Horizontal stress magnitudes are determined from dynamic elastic moduli, effective vertical stress and a wellbore stress model using nonlinear elasticity in rock formations with medium to high porosity (15 to 40%). Full-waveform borehole acoustic waves (flexural and Stoneley) and the near-wellbore stress distribution are used to estimate the third-order elastic constants required to relate changes in the far-field shear moduli to changes in stress magnitudes. A case study from offshore Malaysia has been completed in which the results indicated a normal stress regime and horizontal stress anisotropy of 8 to 12%. Estimates of the σh are consistent with the LOT data and the formations did not show any borehole breakout, yet σHwas found to be greater than σh min.

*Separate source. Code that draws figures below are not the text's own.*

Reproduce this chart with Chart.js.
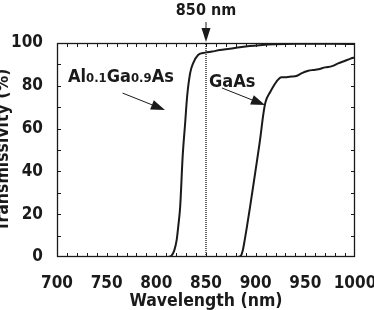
<!DOCTYPE html>
<html>
<head>
<meta charset="utf-8">
<script src="https://cdn.jsdelivr.net/npm/chart.js@4.4.1/dist/chart.umd.min.js"></script>
<style>
  html, body { margin: 0; padding: 0; background: #fff; }
  #wrap { width: 374px; height: 310px; }
</style>
</head>
<body>
<div id="wrap"><canvas id="chart" width="374" height="310"></canvas></div>
<script>
// tick labels
const xTicks = [700, 750, 800, 850, 900, 950, 1000];
const yTicks = [0, 20, 40, 60, 80, 100];

// Al0.1Ga0.9As transmission (wavelength nm / %)
const alWave = [812, 815, 818, 820.5, 822, 824, 826.5, 829, 831, 834, 837, 842, 849, 856, 864, 874, 884, 894, 904, 920, 940, 960, 980, 1000];
const alTrans = [0, 0.5, 3, 8, 14, 23.5, 47, 62.5, 75, 85.8, 90.5, 94.4, 95.5, 96, 96.7, 97.3, 98, 98.6, 99, 99.4, 99.6, 99.6, 99.6, 99.5];

// GaAs transmission
const gaWave = [876, 882, 885, 887, 889, 891.5, 894.4, 899.4, 904.4, 907.8, 910, 914.5, 921, 926, 931, 936, 941, 946, 953, 958, 963, 970, 977, 983, 990, 995, 1000];
const gaTrans = [0, 0, 0.5, 3, 8, 15, 23.5, 39, 54.7, 67, 72.5, 77, 82, 84, 84, 84.3, 84.6, 85.8, 87, 87.4, 87.7, 88.6, 89.2, 90.5, 91.7, 92.6, 93.3];

// 850 nm marker
const markWave = [850, 850];
const markTrans = [0, 100];

const toXY = (xs, ys) => xs.map((x, i) => ({ x: x, y: ys[i] }));

const FONT = "'DejaVu Sans Condensed', 'DejaVu Sans', sans-serif";
const INK = '#1a1a1a';

// box, inward minor ticks, arrows and labels
const decor = {
  id: 'decor',
  afterDraw(chart) {
    const { ctx, chartArea: a, scales } = chart;
    const xs = scales.x, ys = scales.y;
    ctx.save();
    ctx.strokeStyle = INK;
    ctx.lineWidth = 1;
    // minor ticks every 10
    ctx.beginPath();
    for (let v = 710; v < 1000; v += 10) {
      const px = Math.round(xs.getPixelForValue(v)) + 0.5;
      ctx.moveTo(px, a.bottom); ctx.lineTo(px, a.bottom - 4);
      ctx.moveTo(px, a.top); ctx.lineTo(px, a.top + 4);
    }
    for (let v = 10; v < 100; v += 10) {
      const py = Math.round(ys.getPixelForValue(v)) + 0.5;
      ctx.moveTo(a.left, py); ctx.lineTo(a.left + 4, py);
      ctx.moveTo(a.right, py); ctx.lineTo(a.right - 4, py);
    }
    ctx.stroke();
    ctx.lineWidth = 1.3;
    ctx.strokeRect(a.left + 0.5, a.top + 0.5, a.right - a.left - 1, a.bottom - a.top - 1);

    // arrows
    const arrow = (x1, y1, x2, y2, head, half) => {
      const ang = Math.atan2(y2 - y1, x2 - x1);
      const bx = x2 - head * Math.cos(ang), by = y2 - head * Math.sin(ang);
      ctx.lineWidth = 1;
      ctx.beginPath(); ctx.moveTo(x1, y1); ctx.lineTo(bx, by); ctx.stroke();
      ctx.beginPath();
      ctx.moveTo(x2, y2);
      ctx.lineTo(bx + half * Math.sin(ang), by - half * Math.cos(ang));
      ctx.lineTo(bx - half * Math.sin(ang), by + half * Math.cos(ang));
      ctx.closePath();
      ctx.fillStyle = INK; ctx.fill();
    };
    const px = v => xs.getPixelForValue(v);
    const py = v => ys.getPixelForValue(v);
    arrow(px(766), py(76.6), px(808.7), py(68.7), 14, 5);
    arrow(px(866), py(79), px(909.4), py(71), 14, 5);
    arrow(px(850), a.top - 21, px(850), a.top - 1, 14, 4.5);

    // texts
    ctx.fillStyle = INK;
    ctx.textBaseline = 'alphabetic';
    ctx.textAlign = 'center';
    ctx.font = 'bold 16px ' + FONT;
    ctx.fillText('850 nm', px(850), a.top - 28);

    ctx.textAlign = 'left';
    const parts = [['Al', 18], ['0.1', 13], ['Ga', 18], ['0.9', 13], ['As', 18]];
    let tx = px(711);
    const ty = py(81.8);
    parts.forEach(([t, s]) => {
      ctx.font = 'bold ' + s + 'px ' + FONT;
      ctx.fillText(t, tx, ty);
      tx += ctx.measureText(t).width;
    });
    ctx.font = 'bold 18px ' + FONT;
    ctx.fillText('GaAs', px(853), py(79.4));
    ctx.restore();
  }
};

const zeroPad = s => { s.paddingLeft = 0; s.paddingRight = 0; s.paddingTop = 0; s.paddingBottom = 0; };

new Chart(document.getElementById('chart').getContext('2d'), {
  type: 'line',
  data: {
    datasets: [
      { data: toXY(alWave, alTrans), borderColor: INK, borderWidth: 2, pointRadius: 0, cubicInterpolationMode: 'monotone' },
      { data: toXY(gaWave, gaTrans), borderColor: INK, borderWidth: 2, pointRadius: 0, cubicInterpolationMode: 'monotone' },
      { data: toXY(markWave, markTrans), borderColor: '#333', borderWidth: 1.5, borderDash: [1, 1], pointRadius: 0 },
    ],
  },
  options: {
    responsive: false,
    animation: false,
    layout: { padding: { top: 43, right: 19, left: 0, bottom: 0 } },
    plugins: { legend: { display: false }, tooltip: { enabled: false } },
    scales: {
      x: {
        type: 'linear',
        min: 700,
        max: 1000,
        afterBuildTicks: s => { s.ticks = xTicks.map(v => ({ value: v })); },
        afterFit: s => { s.height = 53; zeroPad(s); },
        grid: { display: false },
        border: { display: false },
        ticks: {
          padding: 8, color: INK, autoSkip: false, maxRotation: 0, minRotation: 0,
          callback: v => String(v),
          font: { family: FONT, size: 17, weight: 'bold' },
        },
        title: { display: true, text: 'Wavelength (nm)', color: INK, padding: { bottom: -2 }, font: { family: FONT, size: 17.5, weight: 'bold' } },
      },
      y: {
        min: 0,
        max: 100,
        afterBuildTicks: s => { s.ticks = yTicks.map(v => ({ value: v })); },
        afterFit: s => { s.width = 57; zeroPad(s); },
        grid: { display: false },
        border: { display: false },
        ticks: { padding: 6, color: INK, font: { family: FONT, size: 17, weight: 'bold' } },
        title: { display: true, text: 'Transmissivity (%)', color: INK, padding: { top: -7 }, font: { family: FONT, size: 17.5, weight: 'bold' } },
      },
    },
  },
  plugins: [decor],
});
</script>
</body>
</html>
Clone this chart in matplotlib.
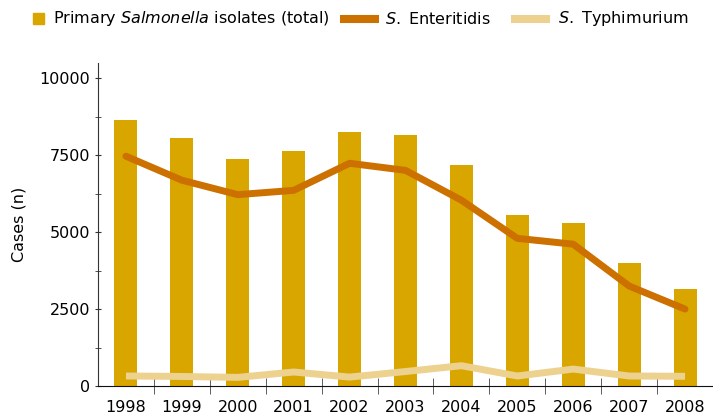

The third-order elastic constants c144 and c155 were found to be consistent with laboratory values in the published literature. Stress-velocity relationships using these results are shown to be suitable for analysis of stress path effects for time-lapse seismic surveys.
It has become a standard practice within the petroleum industry to construct wellbore geomechanical models for applications such as designing safe mud windows for drilling, predicting sand production and designing stimulation treatments in the form of hydraulic fracturing. A particular need is better quantifying of geomechanical properties, i.e. the in-situ stress field, pore pressure, material properties (elastic, yield or quasibrittle failure, hardness, rock-fluid sensitivity), their anisotropic nature and their spatial heterogeneities, as well as the presence of discontinuities (such as natural fractures or geological layering). With the evolution of the unconventional resource market, much advancement has been made to quantify the impact of layering anisotropy within shale rocks for stimulation design (Higgins et al. 2008, Prioul et al. 2011).
It is known that in many offshore environments where deepwater exploration is increasing, linear elasticity is not always sufficient as a constitutive law (e.g. stress-sensitive high porosity rocks), yet simple empirical stress models (Eaton 1969, Matthews & Kelley 1967) are still being used today. Even though these models are robust and require only limited input data, they do not account for unbalanced tectonic stress or formation anisotropy. Case studies have shown that these two factors should be considered; otherwise, well integrity issues may arise (Kozlowski et al. 2011). The minimum horizontal stress can be determined through extended leak-off tests or mini-fracs. In deepwellbores the maximum horizontal stress is difficult to measure directly, and therefore borehole failure models have been traditionally employed to determine its magnitude. However, within most offshore wells, synthetic oil-based mud systems are commonly used, resulting in fewer observations of wellbore failure. Furthermore, in formations that are considered nonelastic, these failure models are not applicable (Zoback et al. 1985).